A new study of K-12 STEM educators demonstrates how adding linguistic information into classroom teaching can help remove barriers to STEM achievement for African-American students. The article, "Balancing the Communication Equation: An Outreach and Engagement Model for Using Sociolinguistics to Enhance Culturally and Linguistically Sustaining K-12 STEM Education," by Christine Mallinson (University of Maryland, Baltimore County) and Anne H. Charity Hudley (University of California, Santa Barbara), will be published in the September, 2018 issue of the scholarly journal Language. A pre-print copy is available here: https:/
Students do not leave their language patterns at the door when they enter a classroom--including in STEM courses. The words that teachers and students use, their communication strategies, and the intentions and meanings of their discourse are central to classroom interactions and dynamics. Ensuring that students and educators from different backgrounds understand and communicate respectfully with each other can be as important as helping students understand the material in their textbooks. One significant challenge, however, is the fact that comprehensive information about language and culture are not often part of K-12 STEM teacher preparation programs. As a result, though STEM educators may realize that linguistic issues play a role in teaching and learning, they may be unprepared to address them.

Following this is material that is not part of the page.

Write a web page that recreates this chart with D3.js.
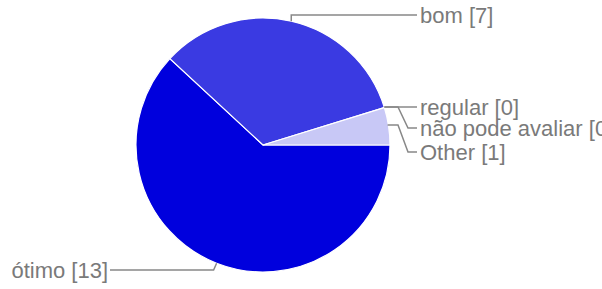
<!DOCTYPE html>
<html>
<head>
<meta charset="utf-8">
<script src="https://cdn.jsdelivr.net/npm/d3@7"></script>
<style>
  html, body { margin: 0; padding: 0; background: #fff; }
  svg { display: block; }
  text { font-family: "Liberation Sans", Arial, sans-serif; font-size: 22px; fill: #7a7a7a; }
</style>
</head>
<body>
<svg id="chart" width="602" height="289"></svg>
<script>
const categories = ["ótimo", "bom", "regular", "não pode avaliar", "Other"];
const values = [13, 7, 0, 0, 1];
const colors = ["#0000dd", "#3a3ae2", "#3a3ae2", "#3a3ae2", "#c8c8f6"];

// label layout (leader line elbows / label anchor)
const layout = {
  "ótimo":            { labelY: 270, side: "left",  x: 108 },
  "bom":              { labelY: 15,  side: "right", x: 420 },
  "regular":          { labelY: 107, side: "right", x: 420 },
  "não pode avaliar": { labelY: 128, side: "right", x: 420 },
  "Other":            { labelY: 152, side: "right", x: 420 }
};

const svg = d3.select("#chart");
const cx = 263, cy = 145, r = 127;
const g = svg.append("g").attr("transform", `translate(${cx},${cy})`);

const data = categories.map((c, i) => ({ name: c, value: values[i], color: colors[i] }));
const pie = d3.pie().value(d => d.value).sort(null)
  .startAngle(Math.PI / 2).endAngle(Math.PI / 2 + 2 * Math.PI);
const arcs = pie(data);
const arc = d3.arc().innerRadius(0).outerRadius(r);

g.selectAll("path.slice").data(arcs.filter(a => a.data.value > 0)).join("path")
  .attr("class", "slice")
  .attr("d", arc)
  .attr("fill", d => d.data.color)
  .attr("stroke", "#fff")
  .attr("stroke-width", 1.2);

// leader lines
const lines = svg.append("g").attr("fill", "none").attr("stroke", "#888").attr("stroke-width", 1.5);
function edgePoint(a) {
  const m = (a.startAngle + a.endAngle) / 2;
  return [cx + r * Math.sin(m), cy - r * Math.cos(m)];
}

arcs.forEach(a => {
  const name = a.data.name;
  const L = layout[name];
  const [px, py] = edgePoint(a);
  const p = d3.path();
  if (name === "ótimo") {
    p.moveTo(px, py); p.lineTo(px - 3, L.labelY); p.lineTo(L.x + 2, L.labelY);
  } else if (name === "bom") {
    p.moveTo(px, py); p.lineTo(px, L.labelY); p.lineTo(L.x - 3, L.labelY);
  } else if (name === "regular") {
    p.moveTo(px, L.labelY); p.lineTo(L.x - 3, L.labelY);
  } else if (name === "não pode avaliar") {
    const ry = layout["regular"].labelY;
    p.moveTo(px, ry); p.lineTo(398, ry); p.lineTo(408, L.labelY); p.lineTo(L.x - 3, L.labelY);
  } else {
    p.moveTo(px - 1, 125); p.lineTo(398, 125); p.lineTo(408, L.labelY); p.lineTo(L.x - 3, L.labelY);
  }
  lines.append("path").attr("d", p.toString());
});

svg.append("g").selectAll("text").data(arcs).join("text")
  .attr("x", d => layout[d.data.name].x)
  .attr("y", d => layout[d.data.name].labelY)
  .attr("dy", "0.36em")
  .attr("text-anchor", d => layout[d.data.name].side === "left" ? "end" : "start")
  .text(d => `${d.data.name} [${d.data.value}]`);
</script>
</body>
</html>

This study addressed this gap by holding a series of workshops on language and culture with 60 K-12 STEM educators in Maryland and Virginia, specifically to reach those who taught in schools that serve predominantly African-American students--a population underserved in STEM fields and careers. Through follow-up surveys, interviews, and focus groups with K-12 STEM educators, the authors investigated how cultural and linguistic diversity relate to STEM teaching and learning, particularly for African-American students.
Evidence from this study suggests that having insight into language and culture benefits STEM teaching. Such knowledge includes which languages and language varieties students are using, why specific linguistic characteristics appear in students' speech and writing, and where potential linguistic biases can occur in teachers' materials and assessments. For example, word problems, questions, texts, and directions can often cause challenges, as STEM disciplines abound with unfamiliar and difficult academic language and content area-specific jargon.
In addition, differences in communication practices and interactions can also lead to linguistic inequalities within classrooms and schools. Feedback from educators who participated in this study reveals that it is often in more nuanced interchanges--including microaggressions that educators may not even notice--that miscommunications and linguistic/cultural mismatches can arise. As the authors demonstrate, K-12 STEM educators who are aware of such issues and adept at addressing them are better equipped to support African-American students.
The authors offer specific recommendations for K-12 STEM educators seeking to develop robust cultural and linguistic competencies that include establishing partnerships with local linguists to show how language, culture, and education matter in STEM and using linguistic insight to invite students into the culture and discourse of science learning and exploration. They also offer suggestions to linguists who partner with K-12 educators, emphasizing the need to develop materials that are informed by teacher insight, pedagogical need, and cultural context.